Copy out, with no alterations, the lines below running from the one containing "Convert this chart to Apache ECharts code." to the one containing "const yTicks = [0, 5, 10, 15, 20, 25, 30];", inclusive at each end; pictures are omitted.

- **RECORDS SHOWN**
= = = =
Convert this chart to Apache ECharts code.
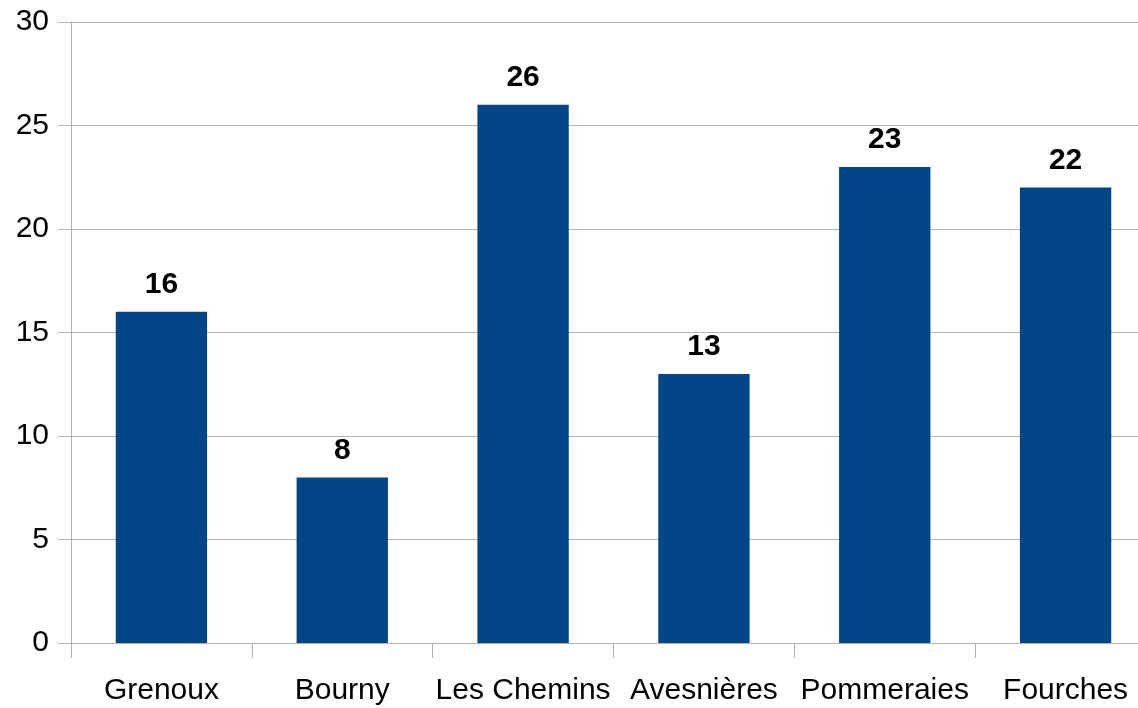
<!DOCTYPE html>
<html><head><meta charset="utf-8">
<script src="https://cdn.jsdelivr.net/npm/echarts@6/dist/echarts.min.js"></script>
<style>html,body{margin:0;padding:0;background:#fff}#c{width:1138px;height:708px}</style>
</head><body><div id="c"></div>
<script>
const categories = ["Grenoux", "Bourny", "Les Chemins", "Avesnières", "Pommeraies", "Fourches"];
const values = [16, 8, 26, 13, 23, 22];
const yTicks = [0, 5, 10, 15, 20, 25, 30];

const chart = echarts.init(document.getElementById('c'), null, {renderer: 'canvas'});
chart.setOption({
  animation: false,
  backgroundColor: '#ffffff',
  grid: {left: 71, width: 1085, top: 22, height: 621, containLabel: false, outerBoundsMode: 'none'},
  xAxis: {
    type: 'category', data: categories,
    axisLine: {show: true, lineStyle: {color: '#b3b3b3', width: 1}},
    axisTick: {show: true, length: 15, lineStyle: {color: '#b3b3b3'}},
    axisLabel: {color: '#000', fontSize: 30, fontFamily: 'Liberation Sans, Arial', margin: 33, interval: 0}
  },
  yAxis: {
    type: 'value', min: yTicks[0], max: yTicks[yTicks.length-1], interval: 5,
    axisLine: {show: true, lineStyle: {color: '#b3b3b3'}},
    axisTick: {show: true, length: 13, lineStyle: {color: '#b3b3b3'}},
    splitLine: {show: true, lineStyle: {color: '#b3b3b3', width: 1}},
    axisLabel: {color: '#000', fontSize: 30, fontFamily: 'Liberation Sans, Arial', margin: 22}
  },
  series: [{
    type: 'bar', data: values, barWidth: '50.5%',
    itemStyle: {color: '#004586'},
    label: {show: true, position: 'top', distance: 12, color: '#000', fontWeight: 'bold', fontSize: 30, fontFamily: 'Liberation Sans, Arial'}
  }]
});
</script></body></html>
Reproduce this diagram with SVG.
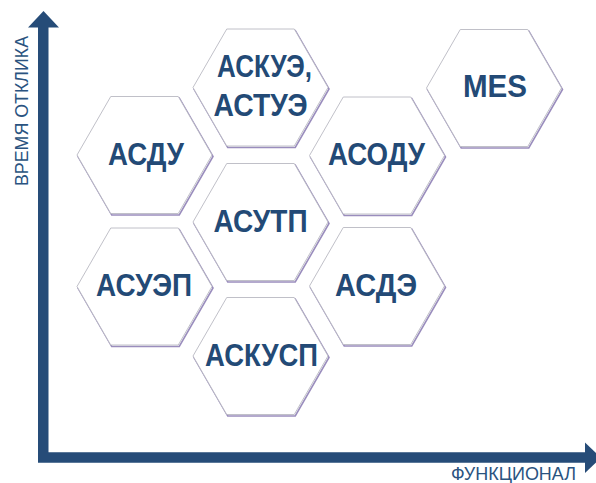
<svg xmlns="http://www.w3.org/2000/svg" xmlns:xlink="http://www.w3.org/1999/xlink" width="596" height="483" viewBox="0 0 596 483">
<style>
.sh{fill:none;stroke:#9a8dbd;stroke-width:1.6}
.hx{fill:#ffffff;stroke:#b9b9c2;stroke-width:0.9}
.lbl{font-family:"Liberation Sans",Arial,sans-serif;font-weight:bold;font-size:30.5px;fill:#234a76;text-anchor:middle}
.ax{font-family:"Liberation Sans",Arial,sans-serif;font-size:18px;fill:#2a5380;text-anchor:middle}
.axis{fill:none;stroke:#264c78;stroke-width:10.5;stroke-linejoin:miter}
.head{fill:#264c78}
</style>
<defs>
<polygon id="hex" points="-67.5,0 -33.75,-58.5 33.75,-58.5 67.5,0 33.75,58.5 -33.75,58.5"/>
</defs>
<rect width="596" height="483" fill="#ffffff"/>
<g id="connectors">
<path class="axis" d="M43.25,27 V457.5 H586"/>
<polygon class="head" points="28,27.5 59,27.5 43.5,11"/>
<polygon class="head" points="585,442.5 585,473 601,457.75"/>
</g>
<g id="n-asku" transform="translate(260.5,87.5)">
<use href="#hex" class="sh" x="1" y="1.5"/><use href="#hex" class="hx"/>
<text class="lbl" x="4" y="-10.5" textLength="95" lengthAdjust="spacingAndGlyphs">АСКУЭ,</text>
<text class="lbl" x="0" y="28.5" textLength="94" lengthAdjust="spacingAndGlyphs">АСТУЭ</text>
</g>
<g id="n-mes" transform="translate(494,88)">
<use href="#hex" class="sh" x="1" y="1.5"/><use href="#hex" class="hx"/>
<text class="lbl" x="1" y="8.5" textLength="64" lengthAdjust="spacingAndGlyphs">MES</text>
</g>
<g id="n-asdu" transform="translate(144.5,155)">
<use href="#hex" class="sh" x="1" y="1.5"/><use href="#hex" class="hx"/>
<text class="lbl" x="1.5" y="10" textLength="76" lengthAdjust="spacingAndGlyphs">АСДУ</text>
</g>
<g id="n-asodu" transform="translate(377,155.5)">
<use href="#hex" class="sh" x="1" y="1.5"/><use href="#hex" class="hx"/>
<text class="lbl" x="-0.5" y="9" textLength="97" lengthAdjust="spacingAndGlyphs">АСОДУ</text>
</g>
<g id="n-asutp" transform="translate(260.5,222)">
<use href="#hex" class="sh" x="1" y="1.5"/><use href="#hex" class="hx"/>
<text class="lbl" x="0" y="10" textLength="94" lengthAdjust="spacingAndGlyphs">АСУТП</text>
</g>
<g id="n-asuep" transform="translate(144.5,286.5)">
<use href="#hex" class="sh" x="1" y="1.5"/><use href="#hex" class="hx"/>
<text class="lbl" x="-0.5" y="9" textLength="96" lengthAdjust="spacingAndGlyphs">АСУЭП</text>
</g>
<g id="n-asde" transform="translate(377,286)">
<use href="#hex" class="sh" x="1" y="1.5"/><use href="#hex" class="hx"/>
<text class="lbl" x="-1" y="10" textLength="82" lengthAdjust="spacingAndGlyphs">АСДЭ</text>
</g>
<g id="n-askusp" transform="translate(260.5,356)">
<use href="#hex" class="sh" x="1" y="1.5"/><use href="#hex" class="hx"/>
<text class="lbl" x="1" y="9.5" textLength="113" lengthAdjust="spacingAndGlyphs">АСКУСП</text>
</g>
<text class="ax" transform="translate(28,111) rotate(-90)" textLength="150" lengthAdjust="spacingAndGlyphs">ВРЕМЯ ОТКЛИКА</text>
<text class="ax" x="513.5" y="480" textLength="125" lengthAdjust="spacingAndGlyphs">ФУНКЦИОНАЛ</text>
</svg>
= = = =
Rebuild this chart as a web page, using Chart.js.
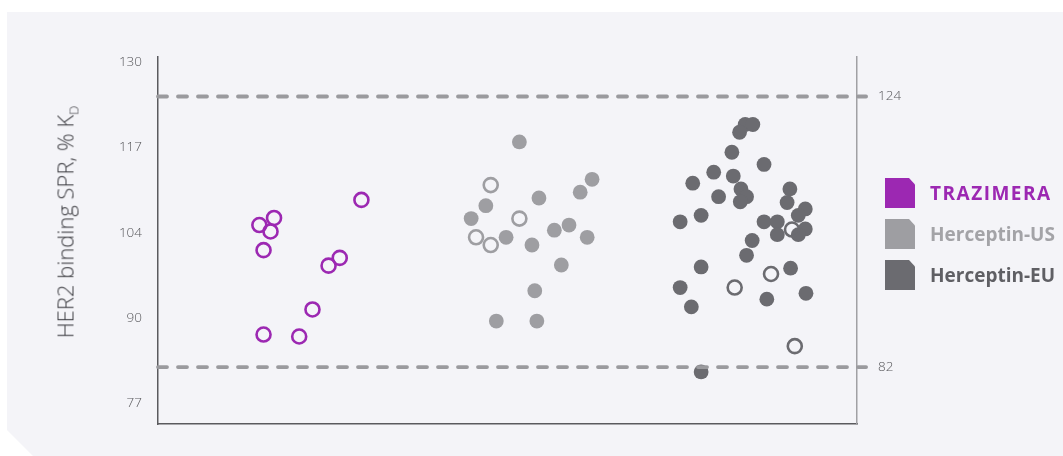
= = = =
- **THE REPLY**
Convert this chart to Apache ECharts code.
<!DOCTYPE html>
<html><head><meta charset="utf-8">
<script src="https://cdn.jsdelivr.net/npm/echarts@6/dist/echarts.min.js"></script>
<style>html,body{margin:0;padding:0;background:#fff}#c{width:1138px;height:708px}</style>
</head><body><div id="c"></div>
<script>
const categories = ["Grenoux", "Bourny", "Les Chemins", "Avesnières", "Pommeraies", "Fourches"];
const values = [16, 8, 26, 13, 23, 22];
const yTicks = [0, 5, 10, 15, 20, 25, 30];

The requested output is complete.